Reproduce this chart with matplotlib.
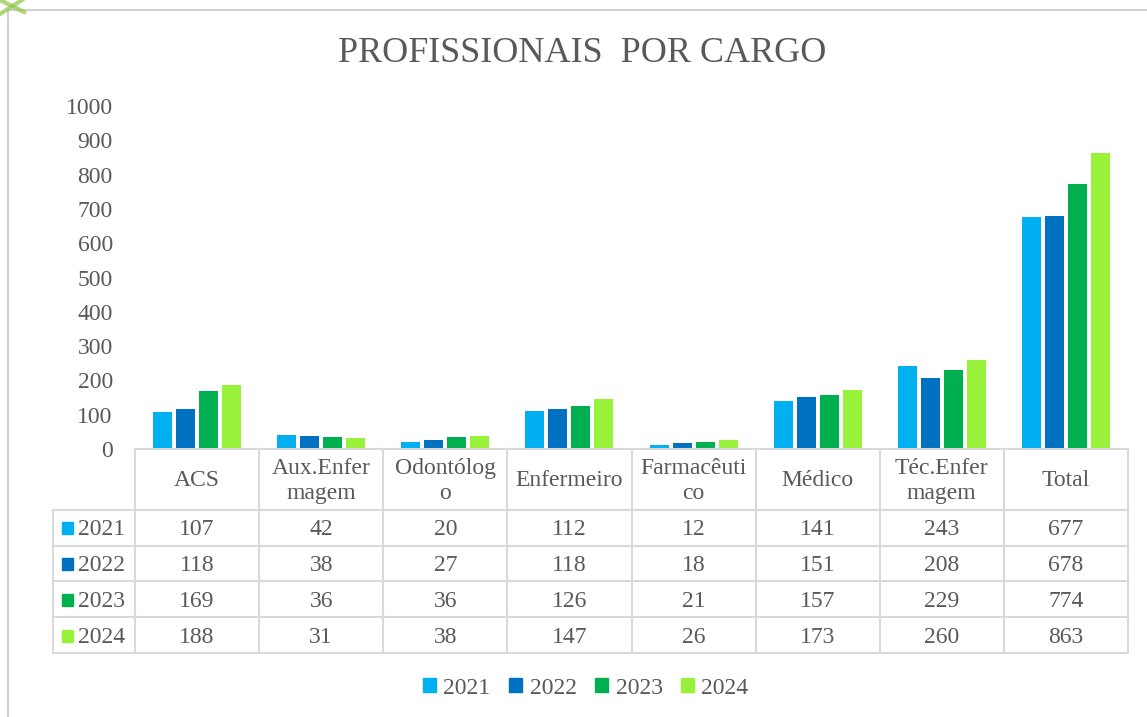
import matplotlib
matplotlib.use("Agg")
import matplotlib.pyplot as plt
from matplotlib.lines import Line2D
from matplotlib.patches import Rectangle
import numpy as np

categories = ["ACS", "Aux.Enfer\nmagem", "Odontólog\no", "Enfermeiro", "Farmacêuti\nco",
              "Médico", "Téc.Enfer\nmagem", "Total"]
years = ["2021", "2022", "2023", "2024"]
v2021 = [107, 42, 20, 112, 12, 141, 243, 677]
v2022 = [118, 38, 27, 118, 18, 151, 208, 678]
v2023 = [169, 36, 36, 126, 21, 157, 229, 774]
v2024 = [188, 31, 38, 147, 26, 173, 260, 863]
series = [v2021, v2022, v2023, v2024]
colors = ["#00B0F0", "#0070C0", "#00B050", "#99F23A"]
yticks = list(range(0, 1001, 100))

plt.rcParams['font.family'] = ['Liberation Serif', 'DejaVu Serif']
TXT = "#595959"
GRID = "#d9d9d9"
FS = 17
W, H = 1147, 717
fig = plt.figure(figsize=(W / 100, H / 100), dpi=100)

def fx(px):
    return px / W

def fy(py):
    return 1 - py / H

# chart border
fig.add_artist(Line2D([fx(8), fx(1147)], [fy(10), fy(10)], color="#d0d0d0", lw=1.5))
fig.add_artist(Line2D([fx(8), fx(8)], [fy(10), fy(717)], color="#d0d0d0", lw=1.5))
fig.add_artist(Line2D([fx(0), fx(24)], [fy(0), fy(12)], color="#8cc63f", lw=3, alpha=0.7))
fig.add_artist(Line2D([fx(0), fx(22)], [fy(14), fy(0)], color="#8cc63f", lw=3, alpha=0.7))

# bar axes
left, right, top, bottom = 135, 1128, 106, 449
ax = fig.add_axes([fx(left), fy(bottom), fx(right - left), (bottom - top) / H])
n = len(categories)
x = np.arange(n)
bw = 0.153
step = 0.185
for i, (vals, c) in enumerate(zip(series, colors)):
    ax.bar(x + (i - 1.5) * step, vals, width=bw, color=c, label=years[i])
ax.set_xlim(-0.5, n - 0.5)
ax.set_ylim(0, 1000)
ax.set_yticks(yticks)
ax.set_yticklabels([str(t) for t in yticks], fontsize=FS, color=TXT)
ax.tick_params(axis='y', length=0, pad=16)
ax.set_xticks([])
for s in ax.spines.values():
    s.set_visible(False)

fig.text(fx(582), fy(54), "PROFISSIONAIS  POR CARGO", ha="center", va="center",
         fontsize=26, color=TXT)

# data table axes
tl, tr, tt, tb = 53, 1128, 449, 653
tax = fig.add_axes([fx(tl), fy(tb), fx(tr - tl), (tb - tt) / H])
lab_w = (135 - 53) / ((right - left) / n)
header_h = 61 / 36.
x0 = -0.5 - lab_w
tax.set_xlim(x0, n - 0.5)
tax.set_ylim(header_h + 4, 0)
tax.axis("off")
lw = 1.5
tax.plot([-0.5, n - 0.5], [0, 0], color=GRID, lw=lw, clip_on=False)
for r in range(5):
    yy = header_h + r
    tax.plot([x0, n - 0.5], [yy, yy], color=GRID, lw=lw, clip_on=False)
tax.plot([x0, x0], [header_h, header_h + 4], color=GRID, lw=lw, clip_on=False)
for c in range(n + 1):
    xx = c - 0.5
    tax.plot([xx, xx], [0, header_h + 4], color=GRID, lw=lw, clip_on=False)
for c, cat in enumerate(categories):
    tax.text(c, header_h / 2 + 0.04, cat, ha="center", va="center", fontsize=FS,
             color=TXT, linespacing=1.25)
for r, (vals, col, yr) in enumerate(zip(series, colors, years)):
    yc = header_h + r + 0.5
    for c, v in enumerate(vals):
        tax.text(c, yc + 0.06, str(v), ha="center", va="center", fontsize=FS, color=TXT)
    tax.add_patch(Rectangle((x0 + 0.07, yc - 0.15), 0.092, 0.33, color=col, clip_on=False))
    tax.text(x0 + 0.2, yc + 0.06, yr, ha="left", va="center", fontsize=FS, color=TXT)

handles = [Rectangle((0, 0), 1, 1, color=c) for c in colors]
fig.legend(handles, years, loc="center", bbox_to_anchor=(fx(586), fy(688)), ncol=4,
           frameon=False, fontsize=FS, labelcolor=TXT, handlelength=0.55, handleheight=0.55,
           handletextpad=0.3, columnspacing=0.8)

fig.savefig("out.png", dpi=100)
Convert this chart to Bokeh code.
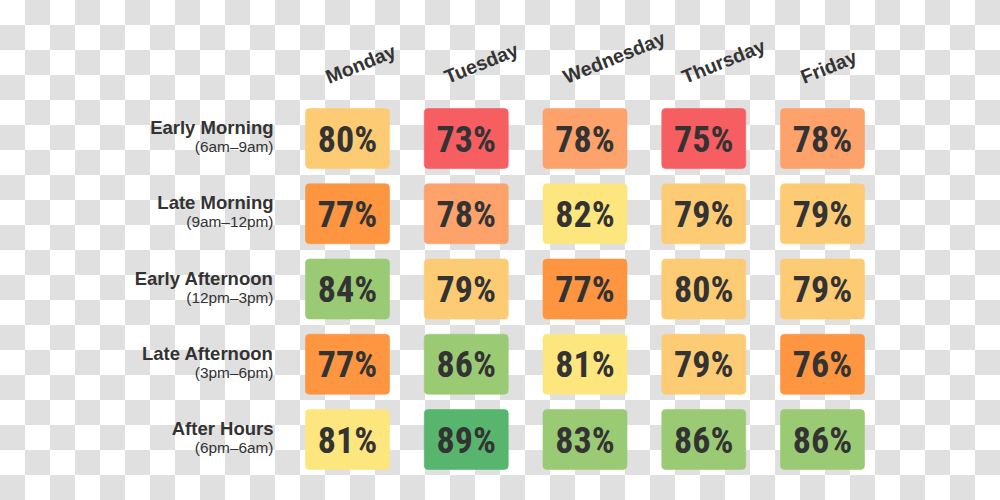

# # # # #

Objective → From the first line above to the line containing "yticks = list(range(0, 1001, 100))", repeat each line exactly. Pictures stay out.

Answer for the task →
Reproduce this chart with matplotlib.
import matplotlib
matplotlib.use("Agg")
import matplotlib.pyplot as plt
from matplotlib.lines import Line2D
from matplotlib.patches import Rectangle
import numpy as np

categories = ["ACS", "Aux.Enfer\nmagem", "Odontólog\no", "Enfermeiro", "Farmacêuti\nco",
              "Médico", "Téc.Enfer\nmagem", "Total"]
years = ["2021", "2022", "2023", "2024"]
v2021 = [107, 42, 20, 112, 12, 141, 243, 677]
v2022 = [118, 38, 27, 118, 18, 151, 208, 678]
v2023 = [169, 36, 36, 126, 21, 157, 229, 774]
v2024 = [188, 31, 38, 147, 26, 173, 260, 863]
series = [v2021, v2022, v2023, v2024]
colors = ["#00B0F0", "#0070C0", "#00B050", "#99F23A"]
yticks = list(range(0, 1001, 100))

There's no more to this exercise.